## Task brief
The material below should be written out in full and exactly; pictures stay out of the copy.

+ + + + +

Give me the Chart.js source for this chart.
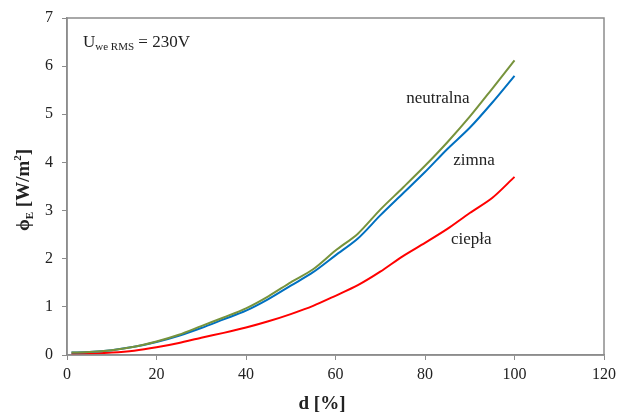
<!DOCTYPE html>
<html>
<head>
<meta charset="utf-8">
<script src="https://cdn.jsdelivr.net/npm/chart.js@4.4.0/dist/chart.umd.min.js"></script>
<style>
  html, body { margin: 0; padding: 0; background: #fff; }
  #wrap { width: 619px; height: 412px; }
</style>
</head>
<body>
<div id="wrap"><canvas id="chart" width="619" height="412"></canvas></div>
<script>
// d [%] values where the curves were measured
const dValues = [1, 5, 10, 15, 20, 25, 30, 35, 40, 45, 50, 55, 60, 65, 70, 75, 80, 85, 90, 95, 100];
// phi_E [W/m2] per light colour
const neutralna = [0.05, 0.06, 0.10, 0.17, 0.28, 0.42, 0.60, 0.78, 0.97, 1.22, 1.51, 1.78, 2.17, 2.52, 3.02, 3.47, 3.93, 4.42, 4.95, 5.53, 6.12];
const zimna     = [0.05, 0.06, 0.10, 0.17, 0.27, 0.40, 0.56, 0.74, 0.92, 1.16, 1.44, 1.72, 2.07, 2.42, 2.90, 3.35, 3.80, 4.28, 4.72, 5.24, 5.80];
const ciepla    = [0.02, 0.03, 0.05, 0.09, 0.16, 0.25, 0.36, 0.46, 0.57, 0.70, 0.85, 1.02, 1.23, 1.45, 1.73, 2.05, 2.33, 2.62, 2.95, 3.26, 3.70];
const xTicks = [0, 20, 40, 60, 80, 100, 120];
const yTicks = [0, 1, 2, 3, 4, 5, 6, 7];

const serif = '"Liberation Serif", "Times New Roman", serif';

function toPoints(ys) {
    return dValues.map((d, i) => ({ x: d, y: ys[i] }));
}

// draws a run of text pieces with their own font and vertical shift
function drawRuns(ctx, x, y, runs) {
    let cx = x;
    runs.forEach(r => {
        ctx.font = r.font;
        ctx.fillText(r.text, cx, y + (r.dy || 0));
        cx += ctx.measureText(r.text).width;
    });
    return cx - x;
}
function runsWidth(ctx, runs) {
    let w = 0;
    runs.forEach(r => { ctx.font = r.font; w += ctx.measureText(r.text).width; });
    return w;
}

const annotations = {
    id: 'annotations',
    afterDraw(chart) {
        const ctx = chart.ctx;
        const a = chart.chartArea;
        const xs = chart.scales.x;
        ctx.save();
        // frame round the plot
        ctx.strokeStyle = '#8c8c8c';
        ctx.lineWidth = 1.5;
        ctx.strokeRect(a.left, a.top, a.right - a.left, a.bottom - a.top);

        ctx.fillStyle = '#222';
        ctx.textBaseline = 'alphabetic';
        ctx.textAlign = 'left';

        // curve labels
        ctx.font = '17px ' + serif;
        ctx.fillText('neutralna', xs.getPixelForValue(75.8), 103);
        ctx.fillText('zimna', xs.getPixelForValue(86.3), 165);
        ctx.fillText('ciepła', xs.getPixelForValue(85.8), 244);

        // supply voltage note
        drawRuns(ctx, 83, 47, [
            { text: 'U', font: '17px ' + serif },
            { text: 'we RMS', font: '11px ' + serif, dy: 3 },
            { text: ' = 230V', font: '17px ' + serif }
        ]);

        // y axis title (rotated)
        const yRuns = [
            { text: 'ϕ', font: 'bold 19px ' + serif },
            { text: 'E', font: 'bold 11px ' + serif, dy: 4 },
            { text: ' [W/m', font: 'bold 19px ' + serif },
            { text: '2', font: 'bold 11px ' + serif, dy: -8 },
            { text: ']', font: 'bold 19px ' + serif }
        ];
        ctx.save();
        ctx.translate(29, 190);
        ctx.rotate(-Math.PI / 2);
        drawRuns(ctx, -runsWidth(ctx, yRuns) / 2, 0, yRuns);
        ctx.restore();

        // x axis title
        ctx.font = 'bold 19px ' + serif;
        ctx.textAlign = 'center';
        ctx.fillText('d [%]', 322, 409);
        ctx.restore();
    }
};

const ctx = document.getElementById('chart').getContext('2d');
new Chart(ctx, {
    type: 'line',
    data: {
        datasets: [
            { label: 'neutralna', data: toPoints(neutralna), borderColor: '#77933C' },
            { label: 'zimna', data: toPoints(zimna), borderColor: '#0070C0' },
            { label: 'ciepła', data: toPoints(ciepla), borderColor: '#FF0000' }
        ].map(ds => Object.assign(ds, { borderWidth: 2, pointRadius: 0, tension: 0.3, fill: false }))
    },
    options: {
        responsive: false,
        animation: false,
        layout: { padding: { left: 0, top: 18, right: 15, bottom: 0 } },
        plugins: { legend: { display: false }, tooltip: { enabled: false } },
        scales: {
            x: {
                type: 'linear',
                min: 0, max: 120,
                afterBuildTicks: s => { s.ticks = xTicks.map(v => ({ value: v })); },
                afterFit: s => { s.height = 57; s.paddingLeft = 0; s.paddingRight = 0; },
                grid: { display: true, drawOnChartArea: false, drawTicks: true, tickLength: 5, color: '#8c8c8c' },
                border: { color: '#8c8c8c', width: 1.5 },
                ticks: { color: '#222', font: { family: serif, size: 16 }, padding: 5, maxRotation: 0 }
            },
            y: {
                min: 0, max: 7,
                afterBuildTicks: s => { s.ticks = yTicks.map(v => ({ value: v })); },
                afterFit: s => { s.width = 67; s.paddingTop = 0; s.paddingBottom = 0; },
                grid: { display: true, drawOnChartArea: false, drawTicks: true, tickLength: 5, color: '#8c8c8c' },
                border: { color: '#8c8c8c', width: 1.5 },
                ticks: { color: '#222', font: { family: serif, size: 16 }, padding: 9 }
            }
        }
    },
    plugins: [annotations]
});
</script>
</body>
</html>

+ + + + +

## Finished task
Give me the Chart.js source for this chart.
<!DOCTYPE html>
<html>
<head>
<meta charset="utf-8">
<script src="https://cdn.jsdelivr.net/npm/chart.js@4.4.0/dist/chart.umd.min.js"></script>
<style>
  html, body { margin: 0; padding: 0; background: #fff; }
  #wrap { width: 619px; height: 412px; }
</style>
</head>
<body>
<div id="wrap"><canvas id="chart" width="619" height="412"></canvas></div>
<script>
// d [%] values where the curves were measured
const dValues = [1, 5, 10, 15, 20, 25, 30, 35, 40, 45, 50, 55, 60, 65, 70, 75, 80, 85, 90, 95, 100];
// phi_E [W/m2] per light colour
const neutralna = [0.05, 0.06, 0.10, 0.17, 0.28, 0.42, 0.60, 0.78, 0.97, 1.22, 1.51, 1.78, 2.17, 2.52, 3.02, 3.47, 3.93, 4.42, 4.95, 5.53, 6.12];
const zimna     = [0.05, 0.06, 0.10, 0.17, 0.27, 0.40, 0.56, 0.74, 0.92, 1.16, 1.44, 1.72, 2.07, 2.42, 2.90, 3.35, 3.80, 4.28, 4.72, 5.24, 5.80];
const ciepla    = [0.02, 0.03, 0.05, 0.09, 0.16, 0.25, 0.36, 0.46, 0.57, 0.70, 0.85, 1.02, 1.23, 1.45, 1.73, 2.05, 2.33, 2.62, 2.95, 3.26, 3.70];
const xTicks = [0, 20, 40, 60, 80, 100, 120];
const yTicks = [0, 1, 2, 3, 4, 5, 6, 7];

const serif = '"Liberation Serif", "Times New Roman", serif';

function toPoints(ys) {
    return dValues.map((d, i) => ({ x: d, y: ys[i] }));
}

// draws a run of text pieces with their own font and vertical shift
function drawRuns(ctx, x, y, runs) {
    let cx = x;
    runs.forEach(r => {
        ctx.font = r.font;
        ctx.fillText(r.text, cx, y + (r.dy || 0));
        cx += ctx.measureText(r.text).width;
    });
    return cx - x;
}
function runsWidth(ctx, runs) {
    let w = 0;
    runs.forEach(r => { ctx.font = r.font; w += ctx.measureText(r.text).width; });
    return w;
}

const annotations = {
    id: 'annotations',
    afterDraw(chart) {
        const ctx = chart.ctx;
        const a = chart.chartArea;
        const xs = chart.scales.x;
        ctx.save();
        // frame round the plot
        ctx.strokeStyle = '#8c8c8c';
        ctx.lineWidth = 1.5;
        ctx.strokeRect(a.left, a.top, a.right - a.left, a.bottom - a.top);

        ctx.fillStyle = '#222';
        ctx.textBaseline = 'alphabetic';
        ctx.textAlign = 'left';

        // curve labels
        ctx.font = '17px ' + serif;
        ctx.fillText('neutralna', xs.getPixelForValue(75.8), 103);
        ctx.fillText('zimna', xs.getPixelForValue(86.3), 165);
        ctx.fillText('ciepła', xs.getPixelForValue(85.8), 244);

        // supply voltage note
        drawRuns(ctx, 83, 47, [
            { text: 'U', font: '17px ' + serif },
            { text: 'we RMS', font: '11px ' + serif, dy: 3 },
            { text: ' = 230V', font: '17px ' + serif }
        ]);

        // y axis title (rotated)
        const yRuns = [
            { text: 'ϕ', font: 'bold 19px ' + serif },
            { text: 'E', font: 'bold 11px ' + serif, dy: 4 },
            { text: ' [W/m', font: 'bold 19px ' + serif },
            { text: '2', font: 'bold 11px ' + serif, dy: -8 },
            { text: ']', font: 'bold 19px ' + serif }
        ];
        ctx.save();
        ctx.translate(29, 190);
        ctx.rotate(-Math.PI / 2);
        drawRuns(ctx, -runsWidth(ctx, yRuns) / 2, 0, yRuns);
        ctx.restore();

        // x axis title
        ctx.font = 'bold 19px ' + serif;
        ctx.textAlign = 'center';
        ctx.fillText('d [%]', 322, 409);
        ctx.restore();
    }
};

const ctx = document.getElementById('chart').getContext('2d');
new Chart(ctx, {
    type: 'line',
    data: {
        datasets: [
            { label: 'neutralna', data: toPoints(neutralna), borderColor: '#77933C' },
            { label: 'zimna', data: toPoints(zimna), borderColor: '#0070C0' },
            { label: 'ciepła', data: toPoints(ciepla), borderColor: '#FF0000' }
        ].map(ds => Object.assign(ds, { borderWidth: 2, pointRadius: 0, tension: 0.3, fill: false }))
    },
    options: {
        responsive: false,
        animation: false,
        layout: { padding: { left: 0, top: 18, right: 15, bottom: 0 } },
        plugins: { legend: { display: false }, tooltip: { enabled: false } },
        scales: {
            x: {
                type: 'linear',
                min: 0, max: 120,
                afterBuildTicks: s => { s.ticks = xTicks.map(v => ({ value: v })); },
                afterFit: s => { s.height = 57; s.paddingLeft = 0; s.paddingRight = 0; },
                grid: { display: true, drawOnChartArea: false, drawTicks: true, tickLength: 5, color: '#8c8c8c' },
                border: { color: '#8c8c8c', width: 1.5 },
                ticks: { color: '#222', font: { family: serif, size: 16 }, padding: 5, maxRotation: 0 }
            },
            y: {
                min: 0, max: 7,
                afterBuildTicks: s => { s.ticks = yTicks.map(v => ({ value: v })); },
                afterFit: s => { s.width = 67; s.paddingTop = 0; s.paddingBottom = 0; },
                grid: { display: true, drawOnChartArea: false, drawTicks: true, tickLength: 5, color: '#8c8c8c' },
                border: { color: '#8c8c8c', width: 1.5 },
                ticks: { color: '#222', font: { family: serif, size: 16 }, padding: 9 }
            }
        }
    },
    plugins: [annotations]
});
</script>
</body>
</html>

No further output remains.